During the many days of a tournament the more important events took place first. The fights where the mightiest lords would attend were during the first days and the lesser nobility had their fights after. As the last events the behourds of the armigers and sons of the knights were often fought on foot. Some of these fights could take elaborate forms like a group of armigers and sergeants attacking a fortress of love specially built for the event while the knights would defend it. The ladies would be placed in the higher levels of the fort and the knights (usually a considerably bigger bunch than the attackers) would give “a good bashing” to the armigers attacking the fortress. The fortress itself could be mounted on a hill specially built for it from wood. This kind of event was often named after a famous, legendary or mythical battle and/or the attendants (especially the ladies and the knights) would take personalities from legends. Sometimes the roles were wersed so that the knights would be attacking and armigers and sergeants defending, but allways with the same result of knights winning the ladies.

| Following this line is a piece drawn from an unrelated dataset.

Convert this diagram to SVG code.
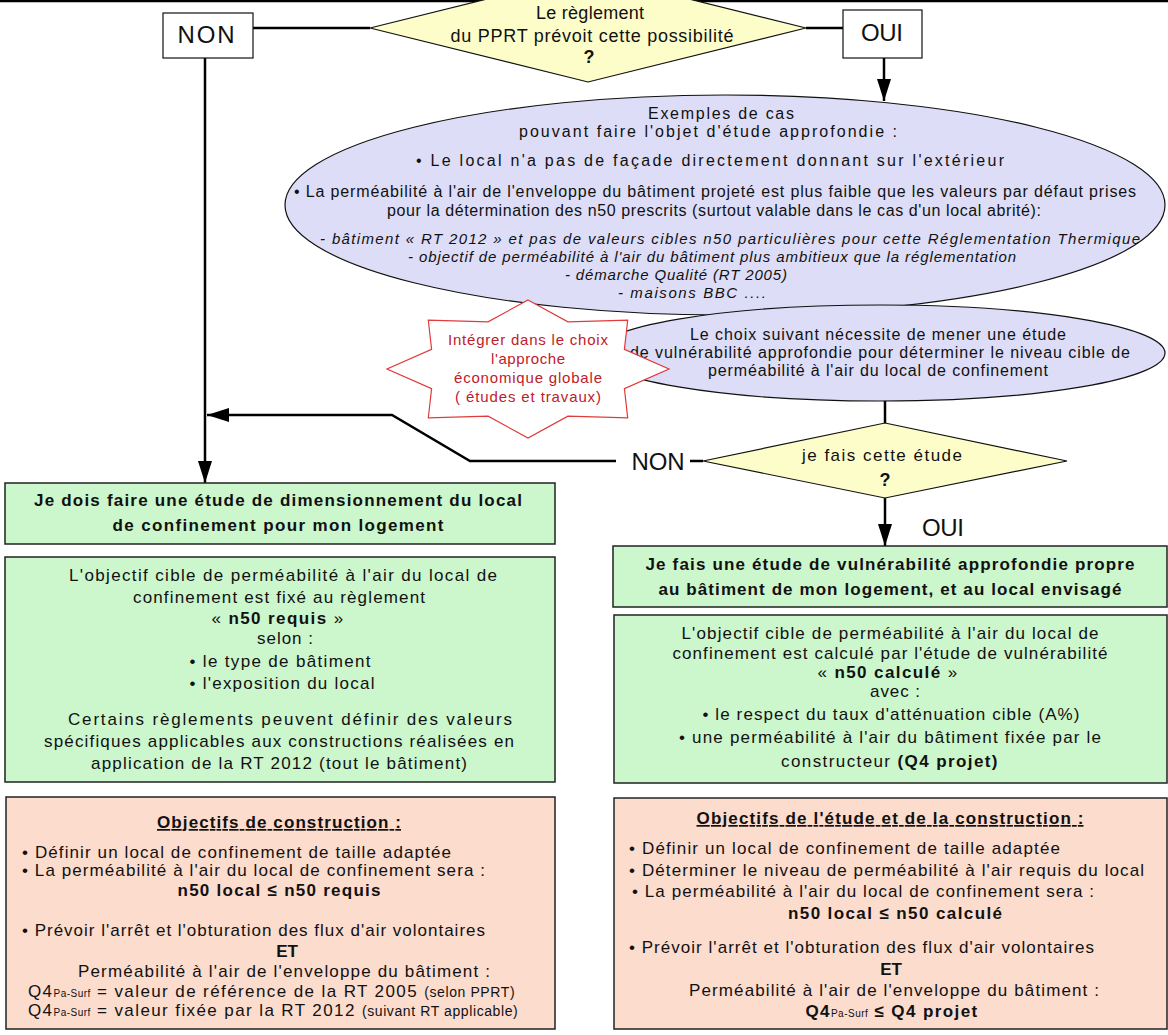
<svg xmlns="http://www.w3.org/2000/svg" width="1168" height="1035" viewBox="0 0 1168 1035">
<defs>
<marker id="ah" viewBox="0 0 22 14" refX="22" refY="7" markerWidth="22" markerHeight="14" markerUnits="userSpaceOnUse" orient="auto"><path d="M0,0 L22,7 L0,14 z" fill="#000"/></marker>
<style>
.f{font-family:"Liberation Sans",Arial,sans-serif;fill:#111}
.c{text-anchor:middle}
.s15{font-size:15px}
.s16{font-size:16px}
.s17{font-size:17px}
.s18{font-size:18px}
.bd{font-weight:bold}
.it{font-style:italic}
.red{fill:#c0202a}
.lbl{font-size:24px}
.box{stroke:#222;stroke-width:1.5}
.green{fill:#ccf6cc}
.pink{fill:#fcdccd}
.lav{fill:#ddddf7;stroke:#111;stroke-width:1.2}
.yel{fill:#fdfdc9;stroke:#111;stroke-width:1.2}
.wbox{fill:#fff;stroke:#111;stroke-width:1.2}
.conn{fill:none;stroke:#000;stroke-width:2.5}
.ls{letter-spacing:1.4px}
</style>
</defs>
<rect width="1168" height="1035" fill="#fff"/>

<g id="connectors">
<line class="conn" x1="0" y1="1" x2="1168" y2="1" stroke-width="1.5"/>
<line class="conn" x1="253" y1="28" x2="370" y2="28"/>
<line class="conn" x1="806" y1="28" x2="843" y2="28"/>
<path class="conn" d="M205,58 V483" marker-end="url(#ah)"/>
<path class="conn" d="M884,58 V101" marker-end="url(#ah)"/>
<path class="conn" d="M885,400 V423"/>
<path class="conn" d="M703,461 H690"/>
<path class="conn" d="M616,461 H470 L392,415 H207" marker-end="url(#ah)"/>
<path class="conn" d="M885,498 V546" marker-end="url(#ah)"/>
<text class="f lbl c" x="658" y="470" textLength="53">NON</text>
<text class="f lbl c" x="943" y="536" textLength="42">OUI</text>
</g>

<g id="n-q1">
<polygon class="yel" points="588,-26 806,28 588,82 370,28"/>
<text class="f s18 c" x="590" y="19" textLength="108">Le règlement</text>
<text class="f s18 c" x="592" y="42" textLength="283">du PPRT prévoit cette possibilité</text>
<text class="f s18 c bd" x="589" y="63">?</text>
</g>

<g id="n-non1">
<rect class="wbox" x="163" y="13" width="90" height="45"/>
<text class="f lbl c" x="206" y="43" textLength="57">NON</text>
</g>

<g id="n-oui1">
<rect class="wbox" x="843" y="10" width="79" height="48"/>
<text class="f lbl c" x="882" y="41" textLength="42">OUI</text>
</g>

<g id="n-examples">
<ellipse class="lav" cx="725" cy="205" rx="440" ry="110"/>
<text class="f s16 c" x="721" y="119" textLength="146">Exemples de cas</text>
<text class="f s16 c" x="708" y="137" textLength="378">pouvant faire l'objet d'étude approfondie :</text>
<text class="f s16 c" x="710" y="166" textLength="588">•  Le local n'a pas de façade directement donnant sur l'extérieur</text>
<text class="f s16 c" x="715" y="197" textLength="842">•  La perméabilité à l'air de l'enveloppe du bâtiment projeté est plus faible que les valeurs par défaut prises</text>
<text class="f s16 c" x="714" y="216" textLength="654">pour la détermination des n50 prescrits (surtout valable dans le cas d'un local abrité):</text>
<text class="f s15 c it" x="730" y="244" textLength="820">- bâtiment « RT 2012 » et pas de valeurs cibles n50 particulières  pour cette Réglementation Thermique</text>
<text class="f s15 c it" x="712" y="262" textLength="608">- objectif de perméabilité à l'air du bâtiment plus ambitieux que la réglementation</text>
<text class="f s15 c it" x="676" y="280" textLength="222">- démarche Qualité (RT 2005)</text>
<text class="f s15 c it" x="692" y="298" textLength="148">- maisons BBC ....</text>
</g>

<g id="n-choice">
<ellipse class="lav" cx="880" cy="353" rx="285" ry="48"/>
<text class="f s16 c" x="878" y="340" textLength="376">Le choix suivant nécessite de mener une étude</text>
<text class="f s16 c" x="880" y="358" textLength="500">de vulnérabilité approfondie pour déterminer  le niveau cible de</text>
<text class="f s16 c" x="878" y="376" textLength="340">perméabilité à l'air du local de confinement</text>
</g>

<g id="n-star">
<polygon fill="#fff" stroke="#e03a3a" stroke-width="1.2" points="528,300 567.9,321.8 627.7,320.2 624.4,349.4 669,369 624.4,388.6 627.7,417.8 567.9,416.2 528,438 488.1,416.2 428.3,417.8 431.6,388.6 387,369 431.6,349.4 428.3,320.2 488.1,321.8"/>
<text class="f s15 c red" x="528" y="345" textLength="160">Intégrer dans le choix</text>
<text class="f s15 c red" x="528" y="364" textLength="74">l'approche</text>
<text class="f s15 c red" x="528" y="383" textLength="148">économique globale</text>
<text class="f s15 c red" x="528" y="402" textLength="146">( études et travaux)</text>
</g>

<g id="n-q2">
<polygon class="yel" points="885,423 1067,461 885,498 703,461"/>
<text class="f s17 c" x="882" y="461" textLength="160">je fais cette étude</text>
<text class="f s18 c bd" x="885" y="486">?</text>
</g>

<g id="n-left-title">
<rect class="box green" x="5" y="483" width="550" height="61"/>
<text class="f s17 c bd" x="278" y="506" textLength="488">Je dois faire une étude de dimensionnement du local</text>
<text class="f s17 c bd" x="278" y="531" textLength="331">de confinement pour mon logement</text>
</g>

<g id="n-left-obj">
<rect class="box green" x="5" y="557" width="550" height="225"/>
<text class="f s17 c" x="283" y="581" textLength="428">L'objectif cible de perméabilité à l'air du local de</text>
<text class="f s17 c" x="279" y="603" textLength="292">confinement est fixé au règlement</text>
<text class="f s17 c ls" x="278" y="624">« <tspan class="bd">n50 requis</tspan> »</text>
<text class="f s17 c" x="285" y="644" textLength="56">selon :</text>
<text class="f s17 c" x="280" y="667" textLength="181">•  le type de bâtiment</text>
<text class="f s17 c" x="282" y="689" textLength="185">•  l'exposition du local</text>
<text class="f s17 c" x="290" y="725" textLength="444">Certains règlements peuvent définir des valeurs</text>
<text class="f s17 c" x="279" y="747" textLength="470">spécifiques applicables aux constructions réalisées en</text>
<text class="f s17 c" x="279" y="769" textLength="376">application de la RT 2012 (tout le bâtiment)</text>
</g>

<g id="n-left-cons">
<rect class="box pink" x="6" y="797" width="549" height="232"/>
<text class="f s17 c bd" x="279" y="828" textLength="244" text-decoration="underline">Objectifs de construction :</text>
<text class="f s17" x="22" y="858" textLength="429">• Définir un local de confinement de taille adaptée</text>
<text class="f s17" x="22" y="876" textLength="463">• La perméabilité à l'air du local de confinement sera :</text>
<text class="f s17 c bd" x="279" y="896" textLength="203">n50 local ≤ n50 requis</text>
<text class="f s17" x="22" y="936" textLength="463">• Prévoir l'arrêt et l'obturation des flux d'air volontaires</text>
<text class="f s17 c bd" x="287" y="957">ET</text>
<text class="f s17 c" x="284" y="977" textLength="412">Perméabilité à l'air de l'enveloppe du bâtiment :</text>
<text class="f s17 ls" x="28" y="997">Q4<tspan font-size="10" letter-spacing="0.5">Pa-Surf</tspan> = valeur de référence de la RT 2005 <tspan font-size="14" letter-spacing="0.6">(selon PPRT)</tspan></text>
<text class="f s17 ls" x="28" y="1016">Q4<tspan font-size="10" letter-spacing="0.5">Pa-Surf</tspan> = valeur fixée par la RT 2012 <tspan font-size="14" letter-spacing="0.6">(suivant RT applicable)</tspan></text>
</g>

<g id="n-right-title">
<rect class="box green" x="613" y="546" width="554" height="61"/>
<text class="f s17 c bd" x="890" y="570" textLength="489">Je fais une étude de vulnérabilité approfondie propre</text>
<text class="f s17 c bd" x="890" y="595" textLength="463">au bâtiment de mon logement, et au local envisagé</text>
</g>

<g id="n-right-obj">
<rect class="box green" x="614" y="615" width="553" height="168"/>
<text class="f s17 c" x="890" y="639" textLength="417">L'objectif cible de perméabilité à l'air du local de</text>
<text class="f s17 c" x="890" y="659" textLength="435">confinement est calculé par l'étude de vulnérabilité</text>
<text class="f s17 c ls" x="888" y="678">« <tspan class="bd">n50 calculé</tspan> »</text>
<text class="f s17 c" x="895" y="697" textLength="50">avec :</text>
<text class="f s17 c" x="891" y="720" textLength="377">• le respect du taux d'atténuation cible (A%)</text>
<text class="f s17 c" x="890" y="743" textLength="422">•  une perméabilité à l'air du bâtiment fixée par le</text>
<text class="f s17 c ls" x="890" y="767">constructeur <tspan class="bd">(Q4 projet)</tspan></text>
</g>

<g id="n-right-cons">
<rect class="box pink" x="614" y="798" width="553" height="231"/>
<text class="f s17 c bd" x="890" y="824" textLength="387" text-decoration="underline">Objectifs de l'étude et de la construction :</text>
<text class="f s17" x="629" y="854" textLength="431">• Définir un local de confinement de taille adaptée</text>
<text class="f s17" x="629" y="876" textLength="515">• Déterminer le niveau de perméabilité à l'air requis du local</text>
<text class="f s17" x="632" y="897" textLength="462">• La perméabilité à l'air du local de confinement sera :</text>
<text class="f s17 c bd" x="895" y="919" textLength="214">n50 local ≤ n50 calculé</text>
<text class="f s17" x="629" y="953" textLength="465">• Prévoir l'arrêt et l'obturation des flux d'air volontaires</text>
<text class="f s17 c bd" x="891" y="975">ET</text>
<text class="f s17 c" x="894" y="996" textLength="410">Perméabilité à l'air de l'enveloppe du bâtiment :</text>
<text class="f s17 c bd ls" x="892" y="1017">Q4<tspan font-size="10" font-weight="normal" letter-spacing="0.5">Pa-Surf</tspan> ≤ Q4 projet</text>
</g>
</svg>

Tournaments survived the medieval times and were a great hobby of many a renessance kings. They declined from fashion during the late 16th century even though the armoured cavalryman kept his place as the peak of the elite among soldiery.

During the 19th century the nobility of Europe was declining political power to the bourgeiose class. The nobless made a last attempt to remind themselves of  their great knghtly and hereditary right to rule. The romaticism was once more reborn and the good old days of the medieval times re-enacted by the lords themselves. They donned their ancestrall armour and organized great tournaments.